Utah State University alum Lars Peter Hansen is the recipient of a prestigious national award for economics research. Hansen, who serves as the Homer J. Livingston Distinguished Service Professor in the Department of Economics and Statistics at the University of Chicago, received the 2008 CME (Chicago Mercantile Exchange) Group-MSRI Prize in Innovative Quantitative Applications.
The annual prize recognizes mathematical or statistical contributions to the understanding of market behavior. Hansen received the prize medal, along with a $25,000 cash award, in an Oct. 24 ceremony at the Chicago headquarters of CME Group, an international financial services company.
CME offers the honor in conjunction with the Mathematical Sciences Research Institute, a research center in Berkeley, Calif.
Leo Melamed, a member of the prize selection committee and former head of CME Group, said Hansen richly deserves the award, crediting him with developing “one of the top statistical tools for the analysis of financial data.”
“(His) decades of mathematical research have brought about significant advances in the world of financial economics,” Melamed said.
Hansen is the son of renowned former USU academic vice president and biochemistry professor R. Gaurth Hansen and Anna Lou Rees Hansen.
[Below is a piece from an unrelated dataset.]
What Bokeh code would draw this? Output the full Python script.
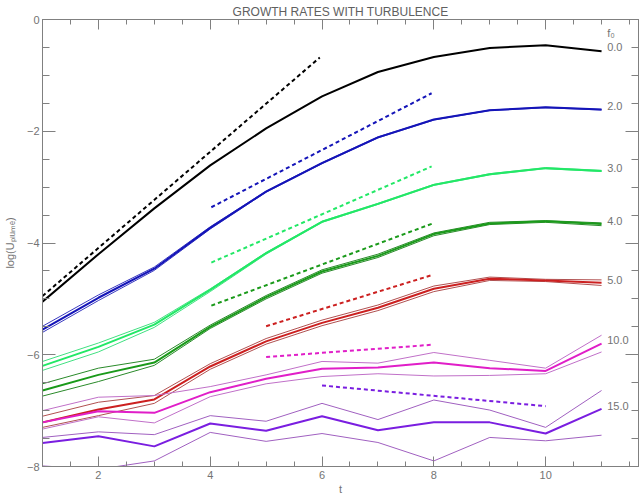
from bokeh.plotting import figure
from bokeh.models import Range1d, LinearAxis, SingleIntervalTicker
from bokeh.core.properties import value
from bokeh.embed import file_html
from bokeh.resources import INLINE

# ---------------- data ----------------
t = [1, 2, 3, 4, 5, 6, 7, 8, 9, 10, 11]

black_mid = [-5.05, -4.20, -3.38, -2.61, -1.95, -1.375, -0.94, -0.67, -0.51, -0.46, -0.57]

blue_mid = [-5.55, -4.98, -4.46, -3.73, -3.08, -2.57, -2.11, -1.79, -1.625, -1.57, -1.61]
blue_hi = [-5.49, -4.93, -4.43, -3.71, -3.07, -2.56, -2.10, -1.79, -1.62, -1.57, -1.61]
blue_lo = [-5.60, -5.03, -4.49, -3.75, -3.09, -2.58, -2.12, -1.80, -1.63, -1.58, -1.62]

lgreen_mid = [-6.20, -5.86, -5.46, -4.84, -4.18, -3.62, -3.30, -2.96, -2.77, -2.66, -2.71]
lgreen_hi = [-6.12, -5.79, -5.42, -4.82, -4.17, -3.61, -3.29, -2.95, -2.76, -2.65, -2.70]
lgreen_lo = [-6.28, -5.95, -5.51, -4.87, -4.20, -3.63, -3.31, -2.97, -2.78, -2.67, -2.72]

dgreen_mid = [-6.64, -6.36, -6.14, -5.50, -4.97, -4.51, -4.23, -3.84, -3.65, -3.61, -3.66]
dgreen_hi = [-6.52, -6.24, -6.08, -5.47, -4.94, -4.48, -4.20, -3.82, -3.63, -3.60, -3.64]
dgreen_lo = [-6.74, -6.48, -6.19, -5.53, -5.00, -4.54, -4.26, -3.87, -3.67, -3.63, -3.69]

red_mid = [-7.21, -6.98, -6.80, -6.21, -5.76, -5.43, -5.16, -4.82, -4.64, -4.67, -4.71]
red_hi = [-7.10, -6.85, -6.73, -6.16, -5.71, -5.38, -5.11, -4.77, -4.61, -4.65, -4.66]
red_lo = [-7.30, -7.09, -6.87, -6.26, -5.81, -5.48, -5.21, -4.87, -4.67, -4.69, -4.76]

mag_mid = [-7.21, -7.01, -7.04, -6.67, -6.43, -6.25, -6.23, -6.14, -6.24, -6.29, -5.80]
mag_hi = [-7.00, -6.76, -6.73, -6.57, -6.36, -6.12, -6.15, -5.96, -6.10, -6.24, -5.65]
mag_lo = [-7.33, -7.11, -7.22, -6.75, -6.52, -6.39, -6.34, -6.38, -6.37, -6.34, -5.95]

pur_mid = [-7.58, -7.46, -7.64, -7.23, -7.36, -7.10, -7.35, -7.21, -7.21, -7.41, -6.97]
pur_hi = [-7.48, -7.38, -7.43, -7.09, -7.19, -6.87, -7.16, -6.81, -6.99, -7.30, -6.64]
pur_lo = [-7.99, -8.05, -7.90, -7.39, -7.55, -7.41, -7.57, -7.90, -7.48, -7.54, -7.44]

# dashed fit lines: (t start, t end), (y start, y end)
black_fit_t, black_fit_y = [1.0, 5.96], [-4.95, -0.68]
blue_fit_t, blue_fit_y = [4.02, 7.96], [-3.36, -1.32]
lgreen_fit_t, lgreen_fit_y = [4.02, 7.96], [-4.35, -2.63]
dgreen_fit_t, dgreen_fit_y = [4.02, 7.98], [-5.12, -3.65]
red_fit_t, red_fit_y = [5.0, 7.98], [-5.49, -4.57]
mag_fit_t, mag_fit_y = [5.0, 7.98], [-6.04, -5.82]
pur_fit_t, pur_fit_y = [6.0, 10.0], [-6.55, -6.92]

# right-hand f0 labels
f0_labels = ["0.0", "2.0", "3.0", "4.0", "5.0", "10.0", "15.0"]
f0_label_y = [-0.50, -1.55, -2.66, -3.60, -4.66, -5.73, -6.92]
f0_label_t = 11.1

x_ticks_labels = {2: "2", 4: "4", 6: "6", 8: "8", 10: "10"}
y_ticks_labels = {0: "0", -2: "\u22122", -4: "\u22124", -6: "\u22126", -8: "\u22128"}

# ---------------- figure ----------------
W, H = 639, 497
FL, FR, FT, FB = 41, 1, 19, 30
p = figure(width=W, height=H, output_backend="svg", toolbar_location=None,
           title="GROWTH RATES WITH TURBULENCE",
           x_range=Range1d(1, 1 + (W - FL - FR) / 56), y_range=Range1d(-8, 0),
           min_border_left=FL, min_border_right=FR, min_border_top=FT, min_border_bottom=FB)
p.outline_line_color = "#808080"
p.xgrid.visible = False
p.ygrid.visible = False
p.background_fill_color = None
p.border_fill_color = None

AX = "#808080"
TXT = "#737373"
FONT = "Liberation Sans"

p.title.text_font = FONT
p.title.text_font_size = "12px"
p.title.text_font_style = "normal"
p.title.text_color = "#606060"
p.title.align = "center"
p.title.standoff = 2


def style_axis(ax, horizontal, labels=None):
    ax.ticker = SingleIntervalTicker(interval=2, num_minor_ticks=4)
    ax.axis_line_color = AX
    ax.axis_line_width = 1
    ax.major_tick_line_color = AX
    ax.minor_tick_line_color = AX
    ax.major_tick_line_width = 1
    ax.minor_tick_line_width = 1
    ax.major_tick_out = 0
    ax.minor_tick_out = 0
    if horizontal:
        ax.major_tick_in = 10
        ax.minor_tick_in = 5
    else:
        ax.major_tick_in = 13
        ax.minor_tick_in = 7
    if labels is None:
        ax.major_label_text_font_size = "1px"
        ax.major_label_text_color = None
        ax.major_label_standoff = 0
    else:
        ax.major_label_overrides = labels
        ax.major_label_text_font = FONT
        ax.major_label_text_font_size = "11px"
        ax.major_label_text_color = TXT
    ax.axis_label_text_font = FONT
    ax.axis_label_text_font_size = "11px"
    ax.axis_label_text_font_style = "normal"
    ax.axis_label_text_color = TXT


xa = p.xaxis[0]
style_axis(xa, True, x_ticks_labels)
xa.major_label_standoff = 4
xa.axis_label = "t"
xa.axis_label_standoff = 1

ya = p.yaxis[0]
style_axis(ya, False, y_ticks_labels)
ya.major_label_standoff = 3
ya.axis_label = "log(U\u209a\u2097\u1d64\u2098\u2091)"
ya.axis_label_standoff = 8

top = LinearAxis()
style_axis(top, True)
p.add_layout(top, "above")
right = LinearAxis()
style_axis(right, False)
p.add_layout(right, "right")

# ---------------- lines ----------------
groups = [
    ("#000000", None, black_mid, None, None, black_fit_t, black_fit_y),
    ("#1414b8", "#3a3ac0", blue_mid, blue_hi, blue_lo, blue_fit_t, blue_fit_y),
    ("#22e866", "#40e080", lgreen_mid, lgreen_hi, lgreen_lo, lgreen_fit_t, lgreen_fit_y),
    ("#1a9a1a", "#2a8a2a", dgreen_mid, dgreen_hi, dgreen_lo, dgreen_fit_t, dgreen_fit_y),
    ("#cc2020", "#b05050", red_mid, red_hi, red_lo, red_fit_t, red_fit_y),
    ("#e01ec8", "#c070c8", mag_mid, mag_hi, mag_lo, mag_fit_t, mag_fit_y),
    ("#7a1ee0", "#a060c0", pur_mid, pur_hi, pur_lo, pur_fit_t, pur_fit_y),
]

for col, thin, mid, hi, lo, ft, fy in groups:
    if hi is not None:
        p.line(t, hi, line_color=thin, line_width=1)
        p.line(t, lo, line_color=thin, line_width=1)
    p.line(t, mid, line_color=col, line_width=2)
    p.line(ft, fy, line_color=col, line_width=2, line_dash="4 3")

p.text(x=[f0_label_t] * len(f0_labels), y=f0_label_y, text=f0_labels,
       text_font=value(FONT), text_font_size="11px", text_color=TXT,
       text_align="left", text_baseline="middle")
p.text(x=[f0_label_t], y=[-0.25], text=["f\u2080"],
       text_font=value(FONT), text_font_size="11px", text_color=TXT,
       text_align="left", text_baseline="middle")

open("out.html", "w").write(file_html(p, INLINE))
He earned a bachelor’s degree in math from USU in 1974.
“My time at USU was very important to my development as a scholar,” he said. “I remember well the influence of such faculty members as Mike Windham in mathematics, Bartell Jensen and Mike Lyons in economics and Doug Alder in history.”
Hansen said that Windham’s classes gave him “a great perspective on mathematics,” while Jensen and Lyons prepared him to pursue graduate studies in a top economics program.
“Dr. Alder told me ‘Do something special and don’t just imitate others,’’ he said.
Hansen completed a doctorate in economics from the University of Minnesota in 1978. In 1981, he joined the University of Chicago’s economics and statistics department, where he excelled in the field of financial data testing and estimation.
“Probability theory and statistics provide wonderful tools to explore financial economics,” Hansen said. “I expect they will continue to provide insights into the understanding of the economic underpinnings of financial markets just as they have served other scientific fields of endeavor.”
Hansen is a member of the National Academy of Sciences and American Academy of Arts and Sciences, a fellow of the Econometric Society and a fellow of the American Finance Association. He is a former John Simon Guggenheim Memorial Foundation Fellow and Sloan Foundation Fellow. He is the recipient of the 2006 Erwin Plein Nemmers Prize in Economics from Northwestern University, a Faculty Award for Excellence in graduate teaching from the University of Chicago, and co-winner of the Frisch Medal from the Econometric Society.